Look for the string "with" and copy every line that has it.

########

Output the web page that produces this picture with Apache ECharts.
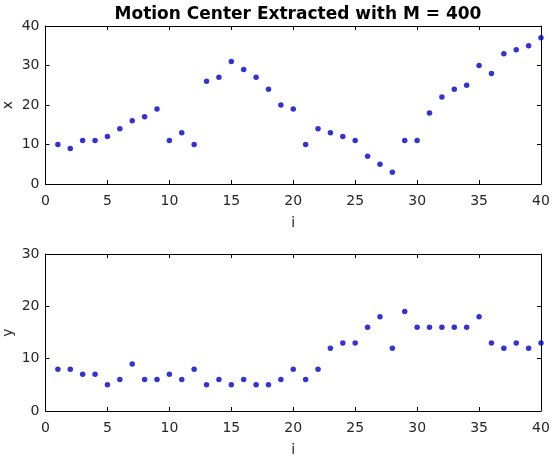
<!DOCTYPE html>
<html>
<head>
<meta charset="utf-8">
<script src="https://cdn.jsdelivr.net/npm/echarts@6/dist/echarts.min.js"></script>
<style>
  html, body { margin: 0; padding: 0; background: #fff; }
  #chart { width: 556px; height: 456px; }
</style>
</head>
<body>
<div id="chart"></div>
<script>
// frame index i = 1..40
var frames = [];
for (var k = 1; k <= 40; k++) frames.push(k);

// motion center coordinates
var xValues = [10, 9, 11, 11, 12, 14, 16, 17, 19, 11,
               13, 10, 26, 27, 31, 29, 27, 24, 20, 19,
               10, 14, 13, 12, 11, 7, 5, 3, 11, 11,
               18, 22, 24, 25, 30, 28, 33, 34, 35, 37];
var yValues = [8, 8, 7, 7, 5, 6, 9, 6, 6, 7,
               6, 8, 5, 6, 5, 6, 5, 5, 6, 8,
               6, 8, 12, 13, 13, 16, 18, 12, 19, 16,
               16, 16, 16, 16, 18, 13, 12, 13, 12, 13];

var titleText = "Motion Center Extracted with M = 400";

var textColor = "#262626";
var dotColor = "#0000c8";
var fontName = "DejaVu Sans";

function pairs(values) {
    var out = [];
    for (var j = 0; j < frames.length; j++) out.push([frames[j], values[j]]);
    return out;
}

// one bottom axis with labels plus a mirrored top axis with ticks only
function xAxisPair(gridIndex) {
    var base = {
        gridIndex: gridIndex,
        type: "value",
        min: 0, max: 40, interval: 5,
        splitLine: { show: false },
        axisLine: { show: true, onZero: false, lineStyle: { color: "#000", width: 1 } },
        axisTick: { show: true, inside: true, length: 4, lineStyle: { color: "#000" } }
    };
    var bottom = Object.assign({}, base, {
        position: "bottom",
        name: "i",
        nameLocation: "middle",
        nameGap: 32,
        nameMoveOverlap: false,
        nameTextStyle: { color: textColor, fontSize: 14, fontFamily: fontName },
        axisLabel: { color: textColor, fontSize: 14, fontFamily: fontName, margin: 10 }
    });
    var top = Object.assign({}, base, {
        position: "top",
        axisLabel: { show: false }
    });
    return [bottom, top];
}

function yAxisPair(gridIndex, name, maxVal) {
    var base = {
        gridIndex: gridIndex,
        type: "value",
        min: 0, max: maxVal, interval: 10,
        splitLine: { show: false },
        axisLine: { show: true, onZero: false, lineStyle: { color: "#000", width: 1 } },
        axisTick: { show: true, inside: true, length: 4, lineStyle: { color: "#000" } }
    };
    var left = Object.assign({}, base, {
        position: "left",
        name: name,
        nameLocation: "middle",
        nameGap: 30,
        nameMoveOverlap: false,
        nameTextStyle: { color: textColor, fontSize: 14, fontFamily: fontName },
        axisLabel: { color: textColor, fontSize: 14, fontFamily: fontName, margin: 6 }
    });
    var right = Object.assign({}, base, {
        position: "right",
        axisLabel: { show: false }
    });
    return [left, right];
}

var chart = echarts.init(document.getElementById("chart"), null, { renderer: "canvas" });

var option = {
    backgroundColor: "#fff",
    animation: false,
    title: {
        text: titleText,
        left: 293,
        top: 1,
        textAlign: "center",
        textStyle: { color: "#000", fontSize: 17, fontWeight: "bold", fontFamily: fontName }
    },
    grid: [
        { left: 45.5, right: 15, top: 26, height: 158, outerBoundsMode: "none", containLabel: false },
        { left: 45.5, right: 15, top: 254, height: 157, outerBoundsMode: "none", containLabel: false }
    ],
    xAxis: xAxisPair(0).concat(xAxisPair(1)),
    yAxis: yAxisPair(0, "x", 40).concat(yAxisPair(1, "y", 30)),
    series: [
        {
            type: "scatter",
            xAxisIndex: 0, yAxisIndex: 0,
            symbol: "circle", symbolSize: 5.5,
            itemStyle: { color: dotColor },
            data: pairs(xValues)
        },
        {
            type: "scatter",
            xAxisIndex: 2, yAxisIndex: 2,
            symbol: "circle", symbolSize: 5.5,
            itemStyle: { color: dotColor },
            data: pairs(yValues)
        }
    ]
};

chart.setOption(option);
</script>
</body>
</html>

########

**FULL RESPONSE**.
Output the web page that produces this picture with Apache ECharts.
var titleText = "Motion Center Extracted with M = 400";
// one bottom axis with labels plus a mirrored top axis with ticks only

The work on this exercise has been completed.